Hospital officials say a declining population in rural areas means fewer births, making it tougher to pay for medical staff and insurance.

Laura Satterlund was born in Grafton and gave birth to her 2-year-old son, Tucker, at Unity Medical Center. But when her second baby arrives in mid-February, she and husband, Chad, will need to travel 45 miles to a hospital in Grand Forks.

Unity Medical Center stopped delivering babies in November in Grafton, a town of about 4,500 people.

"I think it's ridiculous that a town the size of Grafton can't offer childbirth," she said.

Fewer births have caused a spiraling effect, both for staffing and the bottom line, said Everett Butler, Unity's chief executive officer.

The hospital was left with only one surgeon to handle cesarean operations, after a retirement last year, Butler said. That meant difficulty in fulfilling the requirement that a surgeon be available on short notice, he said.

A shortage of obstetrical nurses also contributed to the decision to halt baby deliveries, Butler said.

Unity warned expectant mothers last spring that it couldn't guarantee a delivery room. That contributed to Unity dropping from 53 births in 2004 to 20 in 2005.

"In order to allow the staff to keep their skills in delivery, they need to have the opportunity to experience it," Butler said. "We don't have the numbers to keep them adequately trained and efficient."

Unity didn't have enough births to help pay malpractice insurance premiums, Butler said.

"OB was not a moneymaker by a long ways," Butler said. "It was done at an overall loss."

Unity is not alone in scrubbing obstetrics. The last birth in Pembina County Memorial Hospital in Cavalier was about year ago. Hospitals in Langdon, Northwood, McVille, Cooperstown, Hillsboro and Mayville also have stopped obstetrics in recent years.
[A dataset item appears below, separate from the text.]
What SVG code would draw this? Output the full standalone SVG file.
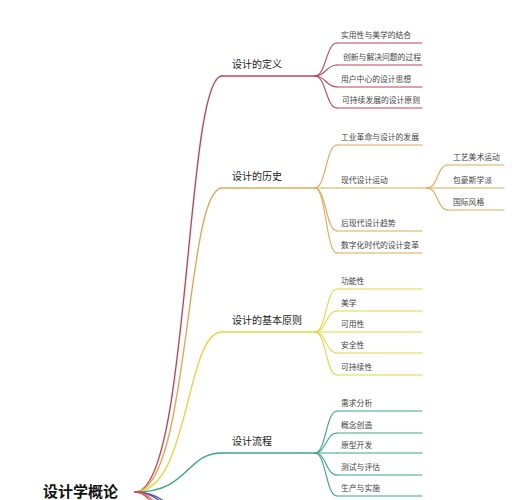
<svg xmlns="http://www.w3.org/2000/svg" width="530" height="500" viewBox="0 0 530 500">
<style>
text{font-family:"Noto Sans CJK SC","Noto Sans",sans-serif;fill:#333}
.root{font-size:15px;font-weight:bold;fill:#111}
.main{font-size:10px;fill:#222}
.sub{font-size:7.8px;fill:#444}
path,line{fill:none;stroke-linecap:round}
.c1{stroke:#c0475a}.c2{stroke:#e3a857}.c3{stroke:#e6d545}.c4{stroke:#3aa886}
.c5{stroke:#4a5fc1}.c6{stroke:#7048a8}.c7{stroke:#e8743b}.c8{stroke:#d9534f}
.m{stroke-width:1.4}.s{stroke-width:1.1}
</style>
<rect width="530" height="500" fill="#fff"/>
<g id="connectors">
<path class="c1 m" d="M135,492 C190,492 185,76 222,76"/>
<path class="c2 m" d="M135,492 C190,492 185,188 222,188"/>
<path class="c3 m" d="M135,492 C190,492 185,332 222,332"/>
<path class="c4 m" d="M135,492 C190,492 185,453 222,453"/>
<path class="c5 m" d="M135,492 C190,492 185,565 222,565"/>
<path class="c6 m" d="M135,492 C190,492 185,595 222,595"/>
<path class="c7 m" d="M135,492 C190,492 185,690 222,690"/>
<path class="c8 m" d="M135,492 C190,492 185,790 222,790"/>
<path class="c1 s" d="M315,76 C326,76 326,43 337,43"/>
<path class="c1 s" d="M315,76 C326,76 326,65 337,65"/>
<path class="c1 s" d="M315,76 C326,76 326,87 337,87"/>
<path class="c1 s" d="M315,76 C326,76 326,108 337,108"/>
<path class="c2 s" d="M315,188 C326,188 326,145 337,145"/>
<path class="c2 s" d="M315,188 L337,188"/>
<path class="c2 s" d="M315,188 C326,188 326,231 337,231"/>
<path class="c2 s" d="M315,188 C326,188 326,253 337,253"/>
<path class="c2 s" d="M427,188 C438,188 437,165 448,165"/>
<path class="c2 s" d="M427,188 L448,188"/>
<path class="c2 s" d="M427,188 C438,188 437,210 448,210"/>
<path class="c3 s" d="M315,332 C326,332 326,289 337,289"/>
<path class="c3 s" d="M315,332 C326,332 326,311 337,311"/>
<path class="c3 s" d="M315,332 L337,332"/>
<path class="c3 s" d="M315,332 C326,332 326,353 337,353"/>
<path class="c3 s" d="M315,332 C326,332 326,375 337,375"/>
<path class="c4 s" d="M315,453 C326,453 326,411 337,411"/>
<path class="c4 s" d="M315,453 C326,453 326,433 337,433"/>
<path class="c4 s" d="M315,453 L337,453"/>
<path class="c4 s" d="M315,453 C326,453 326,475 337,475"/>
<path class="c4 s" d="M315,453 C326,453 326,496 337,496"/>
</g>
<g id="root"><text class="root" x="43" y="496.5">设计学概论</text></g>
<g id="n-def"><line class="c1 m" x1="222" y1="76" x2="315" y2="76"/><text class="main" x="232" y="68">设计的定义</text></g>
<g id="n-def-1"><line class="c1 s" x1="337" y1="43" x2="422" y2="43"/><text class="sub" x="341" y="38">实用性与美学的结合</text></g>
<g id="n-def-2"><line class="c1 s" x1="337" y1="65" x2="422" y2="65"/><text class="sub" x="343" y="60">创新与解决问题的过程</text></g>
<g id="n-def-3"><line class="c1 s" x1="337" y1="87" x2="422" y2="87"/><text class="sub" x="341" y="82">用户中心的设计思想</text></g>
<g id="n-def-4"><line class="c1 s" x1="337" y1="108" x2="422" y2="108"/><text class="sub" x="342" y="103">可持续发展的设计原则</text></g>
<g id="n-his"><line class="c2 m" x1="222" y1="188" x2="315" y2="188"/><text class="main" x="232" y="180">设计的历史</text></g>
<g id="n-his-1"><line class="c2 s" x1="337" y1="145" x2="422" y2="145"/><text class="sub" x="341" y="140">工业革命与设计的发展</text></g>
<g id="n-his-2"><line class="c2 s" x1="337" y1="188" x2="427" y2="188"/><text class="sub" x="341" y="183">现代设计运动</text></g>
<g id="n-his-2-1"><line class="c2 s" x1="448" y1="165" x2="504" y2="165"/><text class="sub" x="453" y="160">工艺美术运动</text></g>
<g id="n-his-2-2"><line class="c2 s" x1="448" y1="188" x2="504" y2="188"/><text class="sub" x="453" y="183">包豪斯学派</text></g>
<g id="n-his-2-3"><line class="c2 s" x1="448" y1="210" x2="504" y2="210"/><text class="sub" x="453" y="205">国际风格</text></g>
<g id="n-his-3"><line class="c2 s" x1="337" y1="231" x2="422" y2="231"/><text class="sub" x="341" y="226">后现代设计趋势</text></g>
<g id="n-his-4"><line class="c2 s" x1="337" y1="253" x2="422" y2="253"/><text class="sub" x="341" y="248">数字化时代的设计变革</text></g>
<g id="n-pri"><line class="c3 m" x1="222" y1="332" x2="315" y2="332"/><text class="main" x="232" y="324">设计的基本原则</text></g>
<g id="n-pri-1"><line class="c3 s" x1="337" y1="289" x2="422" y2="289"/><text class="sub" x="341" y="284">功能性</text></g>
<g id="n-pri-2"><line class="c3 s" x1="337" y1="311" x2="422" y2="311"/><text class="sub" x="341" y="306">美学</text></g>
<g id="n-pri-3"><line class="c3 s" x1="337" y1="332" x2="422" y2="332"/><text class="sub" x="341" y="327">可用性</text></g>
<g id="n-pri-4"><line class="c3 s" x1="337" y1="353" x2="422" y2="353"/><text class="sub" x="341" y="348">安全性</text></g>
<g id="n-pri-5"><line class="c3 s" x1="337" y1="375" x2="422" y2="375"/><text class="sub" x="341" y="370">可持续性</text></g>
<g id="n-pro"><line class="c4 m" x1="222" y1="453" x2="315" y2="453"/><text class="main" x="232" y="445">设计流程</text></g>
<g id="n-pro-1"><line class="c4 s" x1="337" y1="411" x2="422" y2="411"/><text class="sub" x="341" y="406">需求分析</text></g>
<g id="n-pro-2"><line class="c4 s" x1="337" y1="433" x2="422" y2="433"/><text class="sub" x="341" y="428">概念创造</text></g>
<g id="n-pro-3"><line class="c4 s" x1="337" y1="453" x2="422" y2="453"/><text class="sub" x="341" y="448">原型开发</text></g>
<g id="n-pro-4"><line class="c4 s" x1="337" y1="475" x2="422" y2="475"/><text class="sub" x="341" y="470">测试与评估</text></g>
<g id="n-pro-5"><line class="c4 s" x1="337" y1="496" x2="422" y2="496"/><text class="sub" x="341" y="491">生产与实施</text></g>
</svg>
The hospitals can deliver babies in an emergency. But only 13 of North Dakota's 38 rural hospitals routinely do it.

Cavalier County Memorial Hospital in Langdon hasn't delivered babies for about a decade.
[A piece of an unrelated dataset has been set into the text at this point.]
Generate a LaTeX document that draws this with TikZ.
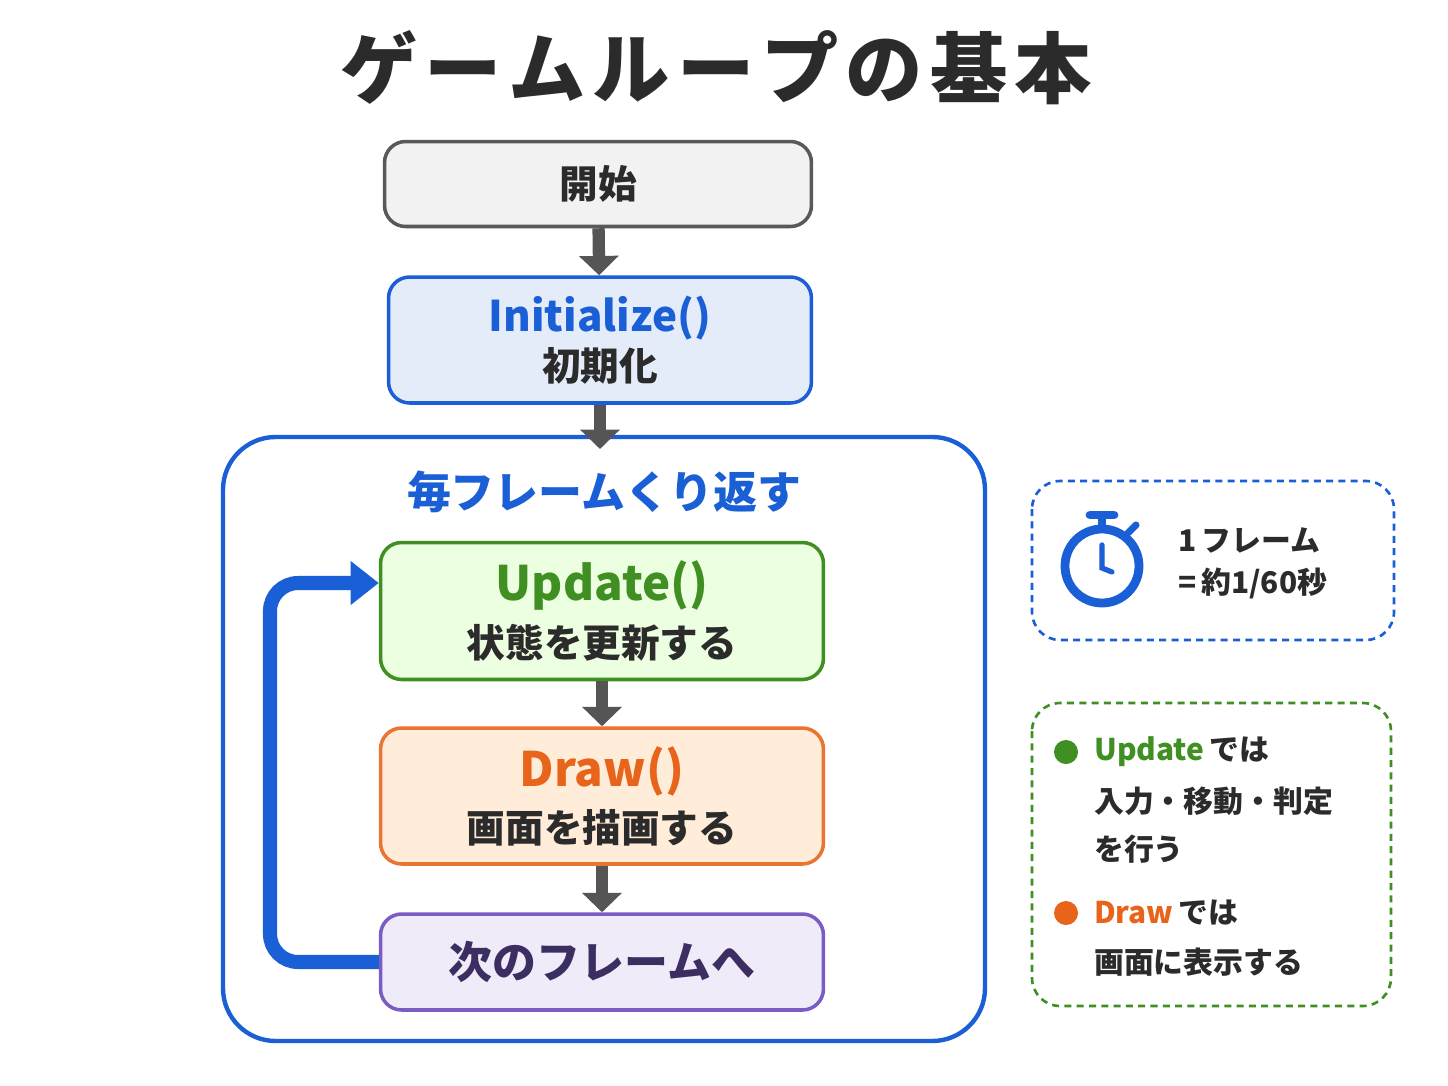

"If you don't have the volume to offset the malpractice premiums, you can't subsidize it with another department," hospital CEO Lawrence Blue said. "At a bigger hospital, you can subsidize one department with another."

Towner County Medical Center in Cando, a smaller town than Grafton, Cavalier and Langdon, has kept obstetrics despite averaging only 15 to 20 births a year.

"We do it because it's an important aspect of trying to provide coverage in rural America," acting CEO Bob Spencer said. "But that's changing. Just because we want to do it doesn't mean we'll be able to continue to do it.

"But we're committed for at least one more year."